PROBLEM TO WORK ON:
Return, exactly as written, the lines that start at the one holding "Rebuild this chart" and end at the one holding "264, 747, 137]", with both of those lines kept. Skip any pictures.

GIVEN INFORMATION:

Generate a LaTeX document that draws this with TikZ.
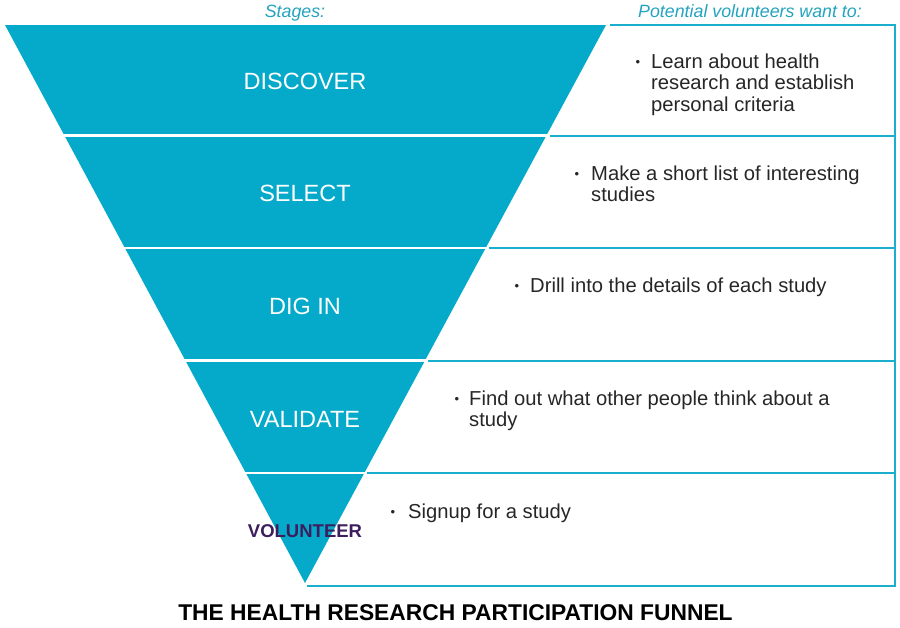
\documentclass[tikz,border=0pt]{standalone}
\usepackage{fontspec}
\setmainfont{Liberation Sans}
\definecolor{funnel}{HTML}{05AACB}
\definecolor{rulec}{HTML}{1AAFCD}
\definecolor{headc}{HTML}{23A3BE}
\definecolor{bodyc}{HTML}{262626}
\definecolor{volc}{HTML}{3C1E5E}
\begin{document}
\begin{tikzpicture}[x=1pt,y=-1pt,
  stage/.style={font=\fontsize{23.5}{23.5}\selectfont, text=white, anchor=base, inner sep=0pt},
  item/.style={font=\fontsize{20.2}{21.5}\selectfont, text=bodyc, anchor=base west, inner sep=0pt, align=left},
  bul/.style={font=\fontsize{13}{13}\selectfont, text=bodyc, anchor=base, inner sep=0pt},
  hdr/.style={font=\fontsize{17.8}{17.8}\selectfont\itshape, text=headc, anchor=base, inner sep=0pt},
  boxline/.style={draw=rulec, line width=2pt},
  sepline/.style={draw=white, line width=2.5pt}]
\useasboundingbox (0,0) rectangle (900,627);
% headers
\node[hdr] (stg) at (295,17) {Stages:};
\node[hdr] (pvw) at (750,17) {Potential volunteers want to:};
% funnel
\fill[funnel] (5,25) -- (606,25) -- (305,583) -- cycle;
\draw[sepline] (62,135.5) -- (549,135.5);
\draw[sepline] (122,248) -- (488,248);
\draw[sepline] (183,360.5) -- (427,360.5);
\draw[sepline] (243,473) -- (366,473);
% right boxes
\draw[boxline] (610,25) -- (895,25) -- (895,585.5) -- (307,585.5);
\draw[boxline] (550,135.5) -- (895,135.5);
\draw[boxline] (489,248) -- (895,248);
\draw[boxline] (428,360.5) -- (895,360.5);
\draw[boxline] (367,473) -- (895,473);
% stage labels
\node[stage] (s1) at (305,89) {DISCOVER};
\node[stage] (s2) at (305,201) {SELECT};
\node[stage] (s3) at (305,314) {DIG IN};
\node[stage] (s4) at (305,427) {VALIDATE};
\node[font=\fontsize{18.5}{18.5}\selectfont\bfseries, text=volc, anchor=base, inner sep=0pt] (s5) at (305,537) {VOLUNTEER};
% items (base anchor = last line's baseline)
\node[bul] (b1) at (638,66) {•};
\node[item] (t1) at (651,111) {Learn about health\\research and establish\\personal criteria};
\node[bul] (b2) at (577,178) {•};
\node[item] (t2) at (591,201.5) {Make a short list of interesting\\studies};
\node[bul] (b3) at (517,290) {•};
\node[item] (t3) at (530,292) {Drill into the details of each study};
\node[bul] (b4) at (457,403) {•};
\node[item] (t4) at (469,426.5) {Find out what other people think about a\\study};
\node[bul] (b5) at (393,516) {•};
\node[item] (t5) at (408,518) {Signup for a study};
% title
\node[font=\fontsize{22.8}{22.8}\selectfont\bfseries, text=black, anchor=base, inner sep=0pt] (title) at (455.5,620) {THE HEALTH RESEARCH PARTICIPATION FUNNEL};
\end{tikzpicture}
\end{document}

---

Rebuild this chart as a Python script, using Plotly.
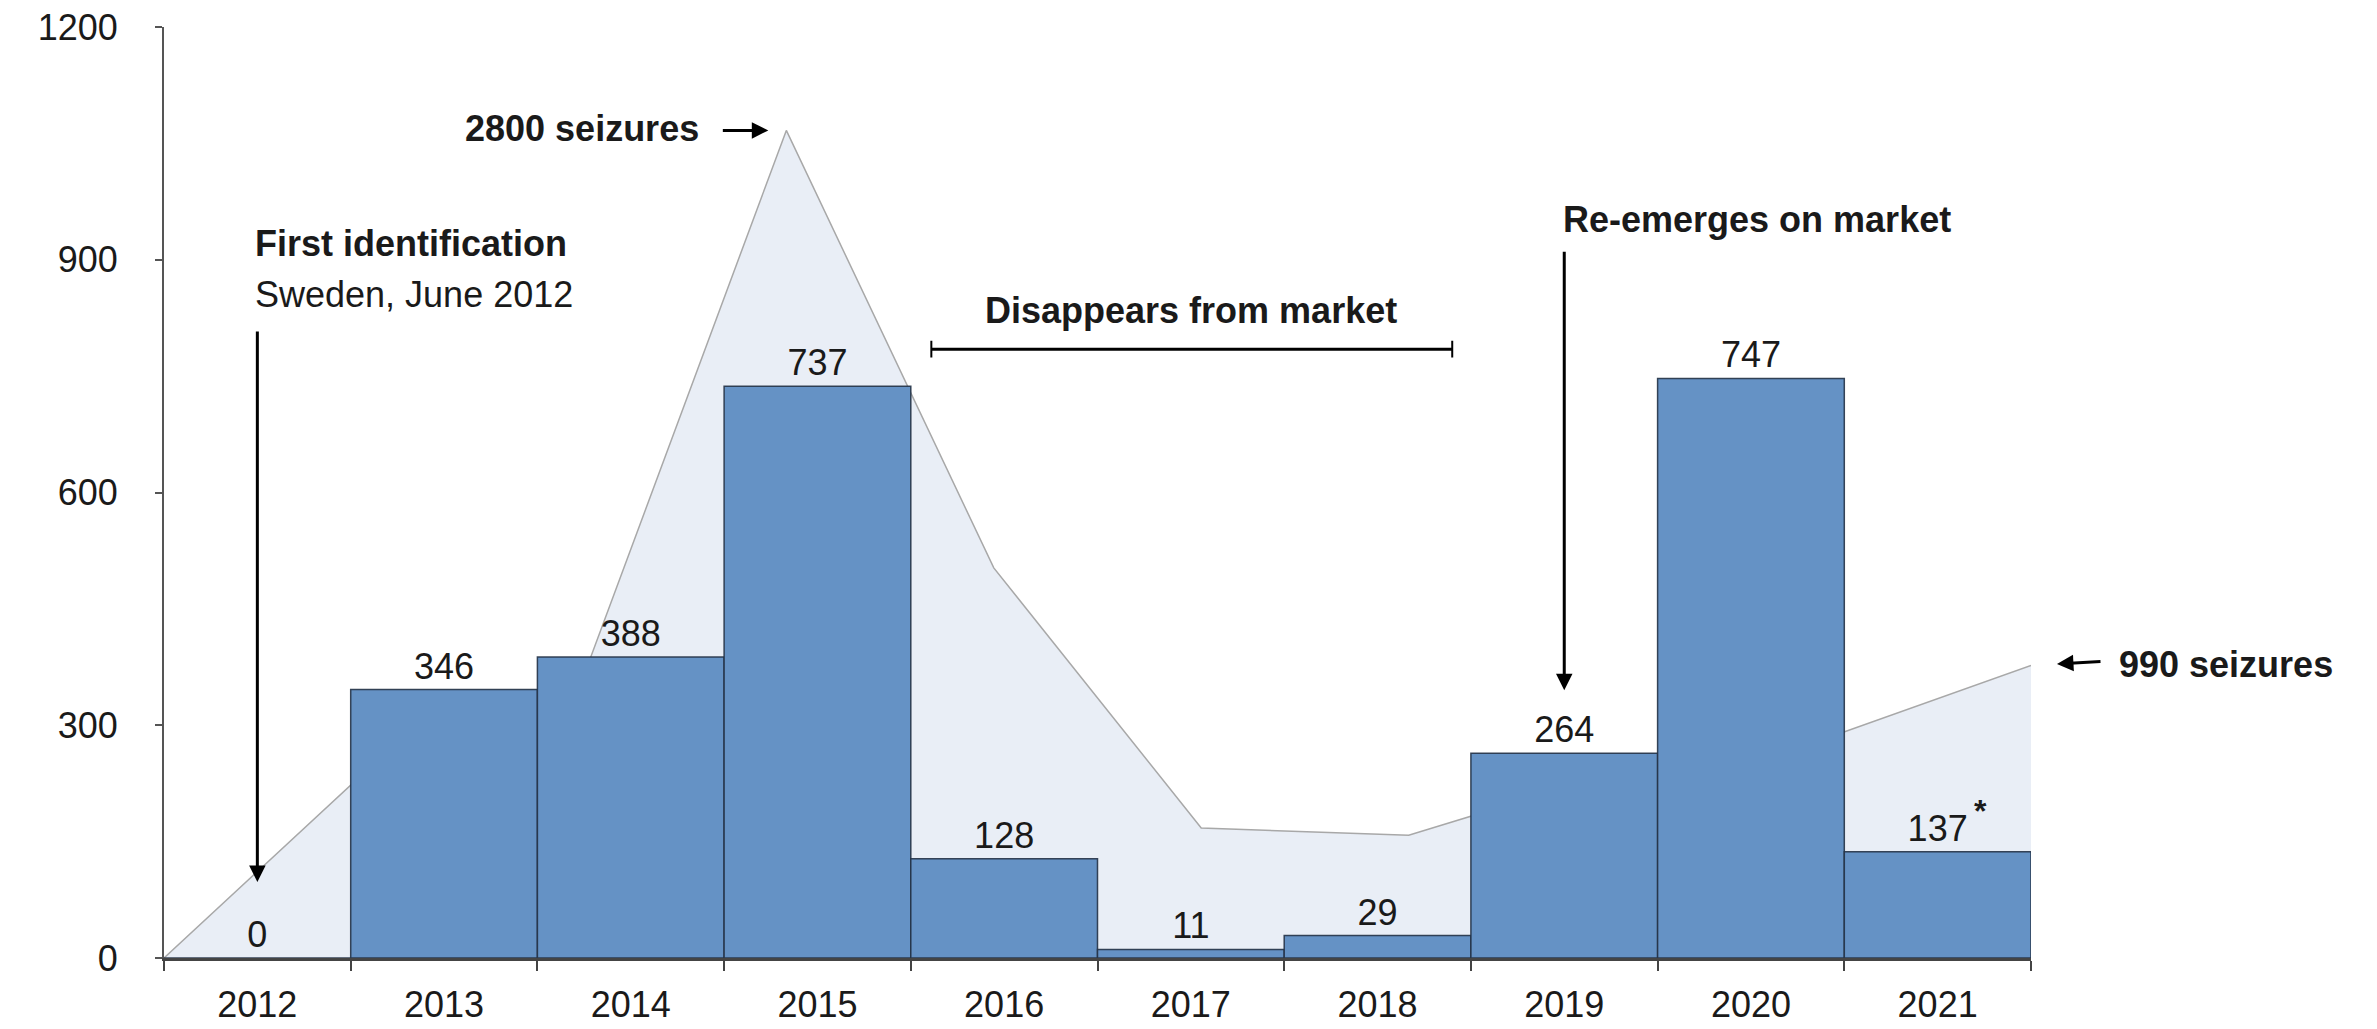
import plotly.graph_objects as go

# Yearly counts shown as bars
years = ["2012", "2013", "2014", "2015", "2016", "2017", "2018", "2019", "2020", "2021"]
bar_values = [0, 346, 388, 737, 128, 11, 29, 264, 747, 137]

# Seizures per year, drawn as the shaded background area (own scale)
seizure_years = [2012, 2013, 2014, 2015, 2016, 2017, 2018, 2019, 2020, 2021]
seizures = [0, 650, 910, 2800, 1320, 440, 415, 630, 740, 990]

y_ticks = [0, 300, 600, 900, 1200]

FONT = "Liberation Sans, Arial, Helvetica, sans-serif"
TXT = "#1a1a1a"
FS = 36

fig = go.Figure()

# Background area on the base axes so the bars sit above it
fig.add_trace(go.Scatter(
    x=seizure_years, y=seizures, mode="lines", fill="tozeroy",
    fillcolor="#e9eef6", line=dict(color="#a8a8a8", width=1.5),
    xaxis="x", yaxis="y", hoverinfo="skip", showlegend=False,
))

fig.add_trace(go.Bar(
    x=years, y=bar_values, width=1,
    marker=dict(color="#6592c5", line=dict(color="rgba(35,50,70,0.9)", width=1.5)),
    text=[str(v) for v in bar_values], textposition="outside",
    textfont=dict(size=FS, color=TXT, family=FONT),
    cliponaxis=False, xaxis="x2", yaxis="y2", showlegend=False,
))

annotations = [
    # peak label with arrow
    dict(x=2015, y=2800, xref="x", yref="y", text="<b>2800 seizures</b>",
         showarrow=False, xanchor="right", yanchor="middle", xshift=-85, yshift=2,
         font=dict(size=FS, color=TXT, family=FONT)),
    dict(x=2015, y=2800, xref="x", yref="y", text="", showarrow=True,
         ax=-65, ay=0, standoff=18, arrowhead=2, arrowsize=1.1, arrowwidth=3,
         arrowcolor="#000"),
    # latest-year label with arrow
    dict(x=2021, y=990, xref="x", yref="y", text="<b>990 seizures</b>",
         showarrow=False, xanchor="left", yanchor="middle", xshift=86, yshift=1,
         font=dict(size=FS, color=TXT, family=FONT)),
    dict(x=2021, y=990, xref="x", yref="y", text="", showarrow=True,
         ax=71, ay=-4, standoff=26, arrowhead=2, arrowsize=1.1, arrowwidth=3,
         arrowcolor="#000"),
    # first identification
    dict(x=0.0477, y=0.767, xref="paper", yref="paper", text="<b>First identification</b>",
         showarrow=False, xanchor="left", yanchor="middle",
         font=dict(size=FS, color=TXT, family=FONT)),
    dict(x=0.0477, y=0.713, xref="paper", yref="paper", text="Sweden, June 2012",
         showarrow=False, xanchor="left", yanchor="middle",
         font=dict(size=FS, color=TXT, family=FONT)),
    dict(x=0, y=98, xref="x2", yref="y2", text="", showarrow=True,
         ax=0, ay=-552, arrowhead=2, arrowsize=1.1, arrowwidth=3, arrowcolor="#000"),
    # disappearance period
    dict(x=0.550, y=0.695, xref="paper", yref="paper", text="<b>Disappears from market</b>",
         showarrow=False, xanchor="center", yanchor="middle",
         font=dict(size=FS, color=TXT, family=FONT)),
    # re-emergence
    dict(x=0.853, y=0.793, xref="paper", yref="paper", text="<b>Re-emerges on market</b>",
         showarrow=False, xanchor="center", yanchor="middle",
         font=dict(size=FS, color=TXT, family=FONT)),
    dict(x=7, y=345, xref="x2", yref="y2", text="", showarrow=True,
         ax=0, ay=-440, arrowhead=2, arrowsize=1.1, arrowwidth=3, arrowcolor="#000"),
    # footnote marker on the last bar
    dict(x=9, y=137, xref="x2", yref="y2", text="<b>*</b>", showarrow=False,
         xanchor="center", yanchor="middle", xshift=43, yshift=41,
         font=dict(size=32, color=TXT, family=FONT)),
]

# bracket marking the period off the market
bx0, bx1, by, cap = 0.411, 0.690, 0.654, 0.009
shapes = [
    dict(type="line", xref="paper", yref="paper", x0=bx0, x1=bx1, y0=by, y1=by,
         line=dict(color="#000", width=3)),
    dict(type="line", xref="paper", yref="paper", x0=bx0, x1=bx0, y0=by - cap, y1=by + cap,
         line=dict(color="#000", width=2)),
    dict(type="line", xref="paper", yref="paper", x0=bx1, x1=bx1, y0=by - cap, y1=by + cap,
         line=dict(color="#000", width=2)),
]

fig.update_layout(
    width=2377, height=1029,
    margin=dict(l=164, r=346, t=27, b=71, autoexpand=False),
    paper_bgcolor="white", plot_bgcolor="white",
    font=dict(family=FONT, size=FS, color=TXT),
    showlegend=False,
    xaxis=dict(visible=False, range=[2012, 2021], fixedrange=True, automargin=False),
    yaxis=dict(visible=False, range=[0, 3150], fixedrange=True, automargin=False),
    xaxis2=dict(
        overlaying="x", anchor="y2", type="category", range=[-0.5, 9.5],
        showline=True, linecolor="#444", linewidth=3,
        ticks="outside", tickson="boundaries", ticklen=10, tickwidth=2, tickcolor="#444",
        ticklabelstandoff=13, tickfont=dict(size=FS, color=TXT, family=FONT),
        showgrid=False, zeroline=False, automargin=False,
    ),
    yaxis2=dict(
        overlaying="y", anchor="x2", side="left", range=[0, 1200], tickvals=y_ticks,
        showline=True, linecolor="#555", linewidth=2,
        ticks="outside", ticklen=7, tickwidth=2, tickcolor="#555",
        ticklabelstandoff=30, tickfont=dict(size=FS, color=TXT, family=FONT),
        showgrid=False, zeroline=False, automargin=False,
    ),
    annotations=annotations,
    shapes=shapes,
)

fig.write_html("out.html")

--

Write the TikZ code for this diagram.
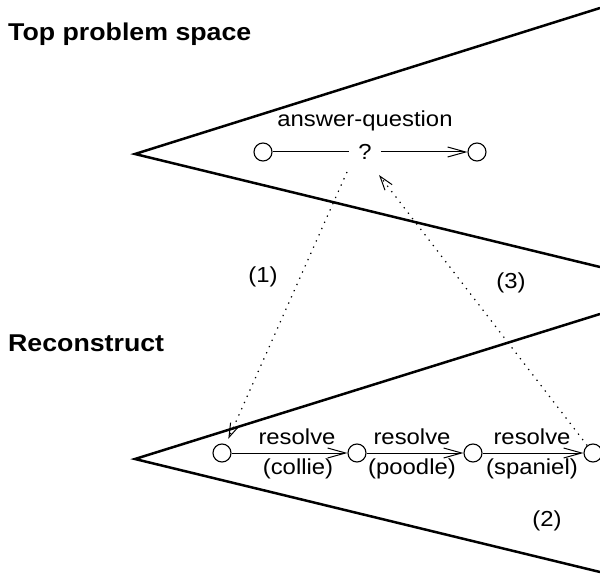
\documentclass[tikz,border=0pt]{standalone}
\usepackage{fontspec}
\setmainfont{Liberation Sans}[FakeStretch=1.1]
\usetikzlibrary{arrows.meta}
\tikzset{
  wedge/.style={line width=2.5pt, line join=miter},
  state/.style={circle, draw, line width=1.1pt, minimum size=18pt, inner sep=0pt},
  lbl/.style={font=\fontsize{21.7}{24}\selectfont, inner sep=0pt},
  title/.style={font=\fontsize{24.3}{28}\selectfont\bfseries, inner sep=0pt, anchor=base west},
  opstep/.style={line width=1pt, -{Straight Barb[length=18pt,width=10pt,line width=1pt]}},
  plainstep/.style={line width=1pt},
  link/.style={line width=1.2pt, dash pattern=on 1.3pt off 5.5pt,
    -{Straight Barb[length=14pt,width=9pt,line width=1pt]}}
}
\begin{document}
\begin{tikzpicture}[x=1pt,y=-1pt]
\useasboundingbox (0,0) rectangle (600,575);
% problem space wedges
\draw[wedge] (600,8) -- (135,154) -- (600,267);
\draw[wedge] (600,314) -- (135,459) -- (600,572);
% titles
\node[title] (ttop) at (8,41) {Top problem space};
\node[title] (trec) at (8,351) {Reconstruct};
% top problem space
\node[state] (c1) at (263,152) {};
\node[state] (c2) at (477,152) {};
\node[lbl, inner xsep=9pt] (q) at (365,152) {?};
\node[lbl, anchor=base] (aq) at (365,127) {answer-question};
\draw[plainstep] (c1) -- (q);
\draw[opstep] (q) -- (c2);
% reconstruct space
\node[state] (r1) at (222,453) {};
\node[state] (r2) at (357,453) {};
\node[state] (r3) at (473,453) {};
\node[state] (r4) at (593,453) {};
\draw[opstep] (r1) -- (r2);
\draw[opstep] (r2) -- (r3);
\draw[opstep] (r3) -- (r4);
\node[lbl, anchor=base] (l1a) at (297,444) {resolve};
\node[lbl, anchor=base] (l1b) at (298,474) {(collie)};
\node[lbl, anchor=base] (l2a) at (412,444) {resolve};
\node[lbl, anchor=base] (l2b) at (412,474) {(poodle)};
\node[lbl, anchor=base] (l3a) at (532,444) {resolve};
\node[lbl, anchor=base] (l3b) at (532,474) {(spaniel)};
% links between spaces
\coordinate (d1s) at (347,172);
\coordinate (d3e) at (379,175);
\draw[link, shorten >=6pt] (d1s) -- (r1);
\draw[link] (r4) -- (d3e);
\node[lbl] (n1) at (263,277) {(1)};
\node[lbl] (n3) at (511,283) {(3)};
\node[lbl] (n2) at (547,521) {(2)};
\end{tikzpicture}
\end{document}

SOLUTION TO THE PROBLEM:
Rebuild this chart as a Python script, using Plotly.
import plotly.graph_objects as go

# Yearly counts shown as bars
years = ["2012", "2013", "2014", "2015", "2016", "2017", "2018", "2019", "2020", "2021"]
bar_values = [0, 346, 388, 737, 128, 11, 29, 264, 747, 137]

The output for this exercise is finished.